Do you like graphic violence, jarring scenes, and intense drama? Then this is your play.

An adaptation of George Orwell’s novel, 1984 follows two minor Party members rebelling against Big Brother in rather the most extreme portrayal imaginable. Robert Icke and Duncan Macmillan’s play begins in quite a discombobulating fashion, which comes full circle by the end, mind you, but it wasn’t until a structured plot formed that I was fully engaged. I liked it…at first. I’ll get to my disengagement further below.

Sean Scrutchins (my favorite) maintained desperation and humanity throughout his portrayal as the protagonist Winston Smith, which really helped keep the audience tied to the play. Similarly, I found Dan O’Neill and Chris Kendall played great characters, maybe even deceptively so. O’Neill, who played O’Brien, fumbled over a few lines, but he powered through and, to his defense, he had some pretty long monologues.

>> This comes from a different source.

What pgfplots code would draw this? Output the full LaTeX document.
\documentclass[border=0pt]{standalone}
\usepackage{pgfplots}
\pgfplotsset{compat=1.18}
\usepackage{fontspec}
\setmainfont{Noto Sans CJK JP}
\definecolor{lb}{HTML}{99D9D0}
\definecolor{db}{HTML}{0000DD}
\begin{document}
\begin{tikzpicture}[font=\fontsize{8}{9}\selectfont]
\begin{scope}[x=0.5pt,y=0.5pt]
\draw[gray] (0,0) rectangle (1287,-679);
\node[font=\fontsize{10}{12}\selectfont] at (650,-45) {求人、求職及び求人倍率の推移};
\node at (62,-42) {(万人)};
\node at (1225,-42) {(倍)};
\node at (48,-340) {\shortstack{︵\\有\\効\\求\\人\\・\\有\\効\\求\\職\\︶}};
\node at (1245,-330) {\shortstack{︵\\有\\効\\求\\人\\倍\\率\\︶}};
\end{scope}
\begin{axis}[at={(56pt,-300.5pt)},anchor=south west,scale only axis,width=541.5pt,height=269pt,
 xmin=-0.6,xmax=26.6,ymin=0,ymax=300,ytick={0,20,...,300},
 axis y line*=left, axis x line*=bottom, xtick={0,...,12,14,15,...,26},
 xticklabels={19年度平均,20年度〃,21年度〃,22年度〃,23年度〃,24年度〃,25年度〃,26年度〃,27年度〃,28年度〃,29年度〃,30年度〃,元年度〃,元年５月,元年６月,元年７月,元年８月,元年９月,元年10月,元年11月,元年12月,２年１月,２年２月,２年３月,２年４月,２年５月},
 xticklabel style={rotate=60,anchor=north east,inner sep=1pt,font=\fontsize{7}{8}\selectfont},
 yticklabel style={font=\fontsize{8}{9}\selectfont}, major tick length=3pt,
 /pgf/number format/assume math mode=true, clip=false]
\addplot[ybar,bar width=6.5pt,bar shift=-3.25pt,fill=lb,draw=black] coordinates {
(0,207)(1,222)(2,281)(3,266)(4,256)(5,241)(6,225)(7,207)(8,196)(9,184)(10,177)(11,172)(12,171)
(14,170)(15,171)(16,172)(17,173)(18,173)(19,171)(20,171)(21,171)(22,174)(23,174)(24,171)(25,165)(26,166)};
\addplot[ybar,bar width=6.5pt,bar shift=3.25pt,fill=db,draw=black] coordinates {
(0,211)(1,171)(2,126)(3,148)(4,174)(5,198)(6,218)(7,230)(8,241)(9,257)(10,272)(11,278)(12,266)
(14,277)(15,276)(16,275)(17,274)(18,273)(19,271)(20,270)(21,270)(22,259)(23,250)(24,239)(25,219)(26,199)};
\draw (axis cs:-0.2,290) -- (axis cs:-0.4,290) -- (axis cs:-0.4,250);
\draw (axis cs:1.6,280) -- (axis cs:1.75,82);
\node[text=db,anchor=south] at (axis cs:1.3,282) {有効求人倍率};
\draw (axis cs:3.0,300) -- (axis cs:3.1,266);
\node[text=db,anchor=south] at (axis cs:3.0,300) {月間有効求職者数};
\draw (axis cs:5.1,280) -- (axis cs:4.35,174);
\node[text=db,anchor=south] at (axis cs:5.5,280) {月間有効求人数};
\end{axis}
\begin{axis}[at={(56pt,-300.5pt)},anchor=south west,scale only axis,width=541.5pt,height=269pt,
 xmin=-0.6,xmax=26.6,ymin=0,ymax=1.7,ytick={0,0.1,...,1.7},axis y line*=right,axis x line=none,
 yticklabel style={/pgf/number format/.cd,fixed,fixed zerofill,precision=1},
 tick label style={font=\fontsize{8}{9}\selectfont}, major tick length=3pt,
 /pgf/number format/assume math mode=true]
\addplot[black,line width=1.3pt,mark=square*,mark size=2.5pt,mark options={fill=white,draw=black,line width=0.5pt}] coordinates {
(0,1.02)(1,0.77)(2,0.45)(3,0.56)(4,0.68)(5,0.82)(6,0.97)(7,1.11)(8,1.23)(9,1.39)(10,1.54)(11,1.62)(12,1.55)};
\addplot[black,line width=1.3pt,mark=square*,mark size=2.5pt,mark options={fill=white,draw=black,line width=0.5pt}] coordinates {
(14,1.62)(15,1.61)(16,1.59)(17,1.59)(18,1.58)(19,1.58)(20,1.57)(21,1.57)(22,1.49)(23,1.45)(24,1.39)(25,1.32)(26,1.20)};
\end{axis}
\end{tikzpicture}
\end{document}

For the life of me, though, I couldn’t figure out the reason behind Julia’s portrayal (Rebecca Buckley). Mind you, Buckley was blocked well and enunciated fine, but she felt so assertive, masculine, nearly robotic. Perhaps that was exactly the direction Neil Truglio and Kate Poling were after, but I couldn’t feel for it.

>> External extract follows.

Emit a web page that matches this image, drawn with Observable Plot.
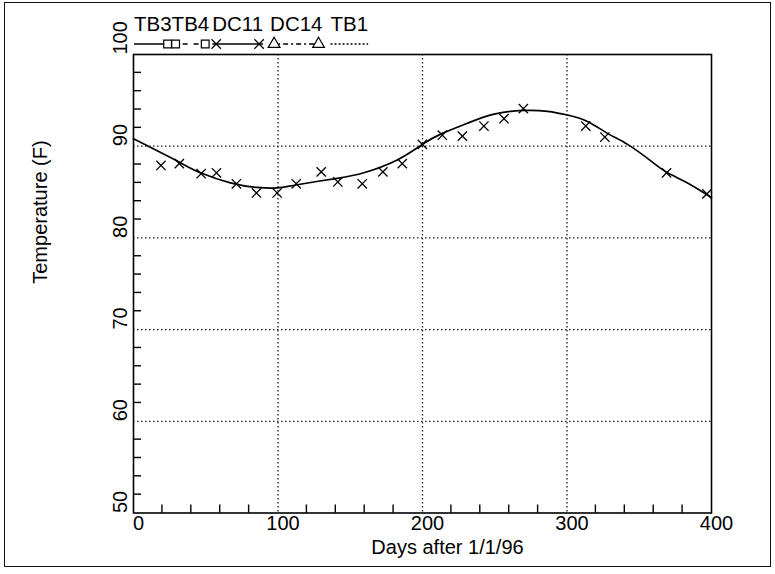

The scene design (Antonio Amadeo) was phenomenal and I was really impressed by how much they were able to do in such a small space. Also in this production, there are multiple flashing lights and various loud noises (Natalie Murray, John Hauser, Ashley Campbell) which all of it was very intricate. At the beginning it didn’t affect me as much, but by the end the noises seemed to have gotten louder, even to the point of discomfort.

{Preface: In the week leading to opening weekend, there was a blizzard causing power outages.} Now: What completely broke the show for probably everyone in the audience was a slight (but very prolonged) technical malfunction. If you google the play and look at the images, you’ll see that there is a television screen of some sort. Well, during multiple important scenes, the video froze. And it remained frozen. I could see and hear the audience growing impatient, restless. And like I said, it happened multiple times. It killed our engagement. I believe I would have had a much better response to the play had this not happened. I am confident that in the coming shows they will have this issue rectified, which will make this show a great one to see.